Sharon Keller, presiding judge of the Texas Court of Criminal Appeals, could be suspended from office according to the Procedural Rules for Removal or Retirement of Judges if Travis County Attorney David Escamilla files misdemeanor charges in connection with Keller's failure to report millions of dollars in income and property to the Texas Ethics Commission. Judge Keller has been assessed a $100,000 fine as a civil penalty by the Texas Ethics Commission, but she should also face criminal charges for failing to disclose in her sworn filings substantial property wealth, income and board positions.Cobb says that:
Keller could be suspended by the State Commission on Judicial Conduct upon the filing of misdemeanor charges. Rule 15(a) of the Procedural Rules for Removal or Retirement of Judges on the website of the SCJC allows the Commission to suspend a judge "charged with a misdemeanor involving official misconduct." The annual personal financial disclosure and reporting requirements are part of most elected officials' duties.

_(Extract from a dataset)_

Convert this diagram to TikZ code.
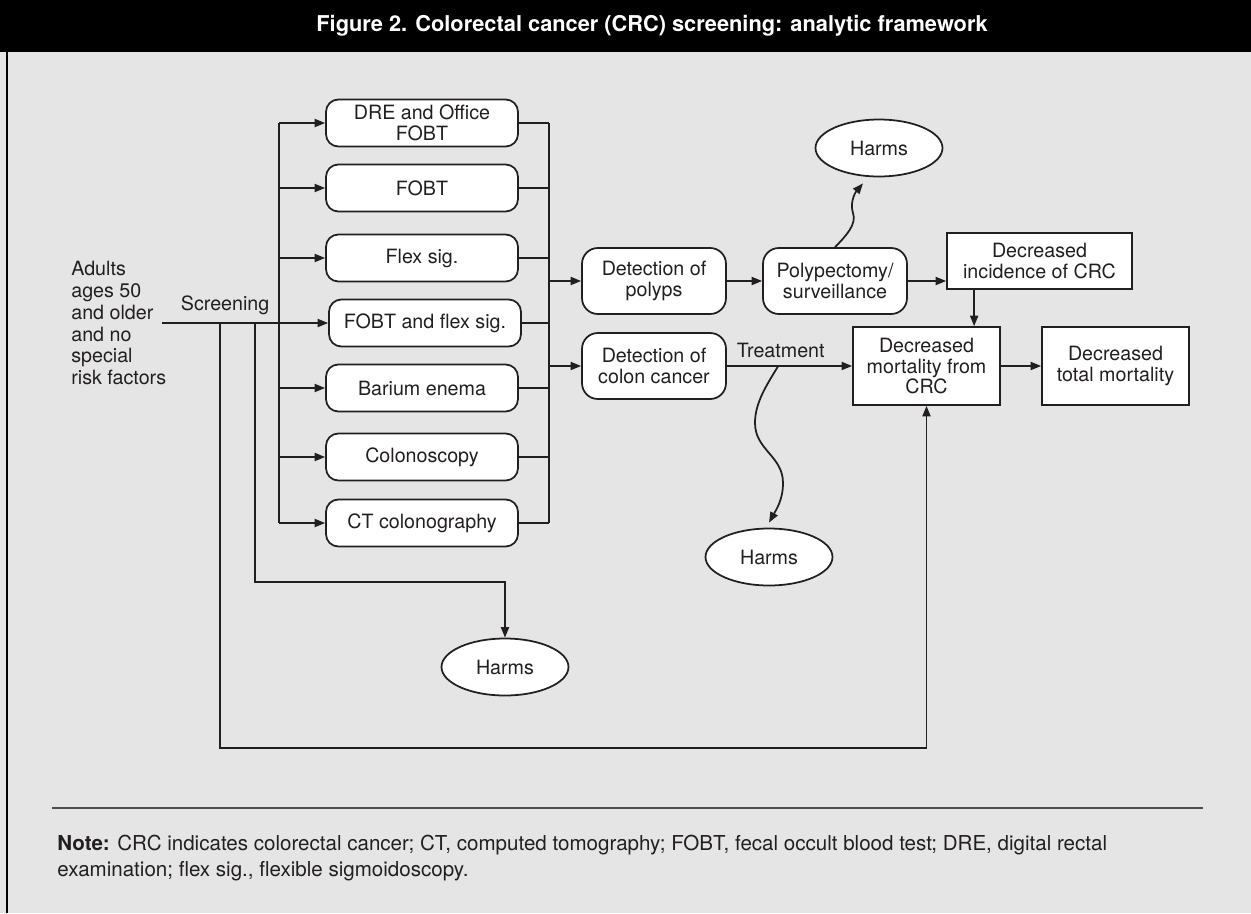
\documentclass[tikz,border=0pt]{standalone}
\usepackage{fontspec}
\setmainfont{TeX Gyre Heros}
\usepackage{xcolor}
\usetikzlibrary{shapes.geometric,arrows.meta,positioning}
\definecolor{ink}{HTML}{231F20}
\definecolor{panel}{HTML}{E5E5E5}
\definecolor{rulegray}{HTML}{4D4D4D}
\newcommand{\boxfont}{\fontsize{11.2}{11.6}\selectfont}
\tikzstyle{arrow} = [line width=1pt,-{Triangle[length=6pt,width=4.6pt]}]
\tikzstyle{wire} = [line width=1pt]
\tikzstyle{test} = [draw=ink,fill=white,line width=1pt,rounded corners=7pt,minimum width=3.84cm,minimum height=0.94cm,inner sep=0pt,align=center,font=\boxfont]
\tikzstyle{stage} = [test,minimum width=2.88cm,minimum height=1.32cm,rounded corners=9pt]
\tikzstyle{outcome} = [draw=ink,fill=white,line width=1pt,inner sep=0pt,align=center,font=\boxfont]
\tikzstyle{harm} = [ellipse,draw=ink,fill=white,line width=1pt,minimum width=2.54cm,minimum height=1.14cm,inner sep=0pt,font=\boxfont]

\begin{document}
\begin{tikzpicture}[x=0.02cm,y=-0.02cm,color=ink]
          % frame
          \fill[panel] (0,0) rectangle (1251,913);
          \useasboundingbox (0,0) rectangle (1251,913);
          \fill[black] (0,0) rectangle (1251,52);
          \draw[black,line width=1.1pt] (7,52) -- (7,913);
          \node[text=white,font=\bfseries\fontsize{12.4}{14}\selectfont] (title) at (652,26) {Figure 2. Colorectal cancer (CRC) screening: analytic framework};

          % population and tests
          \node[align=left,anchor=west,inner sep=0pt,font=\fontsize{11.2}{12.5}\selectfont] (adults) at (71,323) {Adults\\ages 50\\and older\\and no\\special\\risk factors};
          \coordinate (scr) at (162,323);
          \node[test] (dre) at (422,123) {DRE and Office\\FOBT};
          \node[test] (fobt) at (422,188) {FOBT};
          \node[test] (flex) at (422,258) {Flex sig.};
          \node[test] (combo) at (425,323) {FOBT and flex sig.};
          \node[test] (barium) at (422,388) {Barium enema};
          \node[test] (colo) at (422,457) {Colonoscopy};
          \node[test] (ctc) at (422,523) {CT colonography};
          \coordinate (busL) at (279,0);
          \coordinate (busR) at (549,0);
          \draw[arrow] (scr) -- node[pos=0.38,above=1pt,font=\boxfont] (scrlbl) {Screening} (combo.west);
          \draw[wire] (busL |- dre.west) -- (busL |- ctc.west);
          \foreach \t in {dre,fobt,flex,barium,colo,ctc}
            \draw[arrow] (busL |- \t.west) -- (\t.west);
          \draw[wire] (busR |- dre.east) -- (busR |- ctc.east);
          \foreach \t in {dre,fobt,flex,combo,barium,colo,ctc}
            \draw[wire] (\t.east) -- (busR |- \t.east);

          % detection and outcomes
          \node[stage] (polyps) at (654,281) {Detection of\\polyps};
          \node[stage] (cancer) at (654,366) {Detection of\\colon cancer};
          \node[stage] (polypect) at (835,281) {Polypectomy/\\surveillance};
          \node[outcome,minimum width=3.7cm,minimum height=1.12cm] (incid) at (1039.5,261) {Decreased\\incidence of CRC};
          \node[outcome,minimum width=2.94cm,minimum height=1.56cm] (mort) at (926.5,366) {Decreased\\mortality from\\CRC};
          \node[outcome,minimum width=2.94cm,minimum height=1.56cm] (total) at (1115.5,366) {Decreased\\total mortality};
          \draw[arrow] (busR |- polyps.west) -- (polyps.west);
          \draw[arrow] (busR |- cancer.west) -- (cancer.west);
          \draw[arrow] (polyps) -- (polypect);
          \draw[arrow] (polypect.east) -- (polypect.east -| incid.west);
          \coordinate (incdrop) at ([xshift=0.56cm]incid.south west);
          \draw[arrow] (incdrop) -- (incdrop |- mort.north);
          \draw[arrow] (cancer.east) -- node[pos=0.43,above=1pt,font=\boxfont] (treatlbl) {Treatment} coordinate[pos=0.41] (treat) (cancer.east -| mort.west);
          \draw[arrow] (mort) -- (total);

          % harms
          \node[harm] (harmsA) at (879,148) {Harms};
          \node[harm] (harmsB) at (769,557) {Harms};
          \node[harm] (harmsC) at (505,667) {Harms};
          \draw[arrow] (polypect.north) .. controls (846,236) and (857,224) .. (853,213) .. controls (850,204) and (854,194) .. ([xshift=-0.32cm,yshift=-0.12cm]harmsA.south);
          \draw[arrow] (treat) .. controls (766,386) and (755,403) .. (755,423) .. controls (755,450) and (783,456) .. (783,483) .. controls (783,500) and (776,510) .. ([yshift=0.1cm]harmsB.north);
          \draw[arrow] (255,323) -- (255,582) -| (harmsC.north);
          \draw[arrow] (220,323) -- (220,748) -| (mort.south);

          % note
          \draw[rulegray,line width=1.2pt] (52,808) -- (1203,808);
          \node[anchor=north west,align=left,inner sep=0pt,font=\fontsize{11.7}{14.8}\selectfont] (note) at (57,835) {\textbf{Note:} CRC indicates colorectal cancer; CT, computed tomography; FOBT, fecal occult blood test; DRE, digital rectal\\examination; flex sig., flexible sigmoidoscopy.};
\end{tikzpicture}
\end{document}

If she is suspended, the hearing and formal proceedings against Keller by the State Commission on Judicial Conduct in the separate matter of her actions on the day of the execution of Michael Richard would continue on schedule but she would be suspended from performing her duties as a judge. There is a hearing scheduled in Austin on the SCJC proceedings on June 18.
After being charged by the SCJC in the "we close at 5" incident, Keller claimed that she lacked assets to pay private counsel to fight the allegations that she improperly closed the court to a last-minute death-penalty appeal. She suggested that defending herself would be "financially ruinous" - an argument that sounded less than credible at the time given her $152,500 salary and expensive home in West Austin, but now appears to have been completely dishonest, given the amount of income and property she was not disclosing
Cobb also linked to Grits post from last week in which County Attorney David Escamilla confirmed that he'd ordered two attorneys to review the Ethics Commission finding and recommend whether to bring criminal charges against the Presiding Judge of Texas' highest criminal court.
Of course, just because the Judicial Conduct Commission is allowed to suspend Judge Keller doesn't mean they will. If they do, Gov. Perry will appoint a replacement to finish out her term. If not, at this point I wouldn't expect her to resign.
The ongoing removal proceedings against Keller by the Commission will resume June 18 when it hears oral arguments from Keller and Commission staff attorneys. An attorney I spoke to over the weekend said he expected there would be a packed house for the proceeding, so I may have to show up extra-early for a spot. If need be, I'd probably be willing to camp out the night before in front of the building as though waiting in line for a rock concert!
Last year I asked in a reader poll whether Sharon Keller would run for re-election and if so would she win? A plurality thought she would not be removed from office. But circumstances have changed significantly since then, and the possibility of formal criminal charges could be a game-changer. So I'm going to put up another poll to find out whether readers think she'll resign, be removed from office, decline to run for re-election, or seek a fourth term? In addition, if she runs again, would she win? Let me know your opinions in the poll and reader comments.
UPDATE: A commenter properly clarifies that: "Perry would not have to pick a replacement right away, since being suspended is not the same as being removed. If she is suspended, then she just would not go to work but she would still have a job. The suspension would not be permanent unless the SCJC later votes to recommend her removal and the Supreme Court removes her."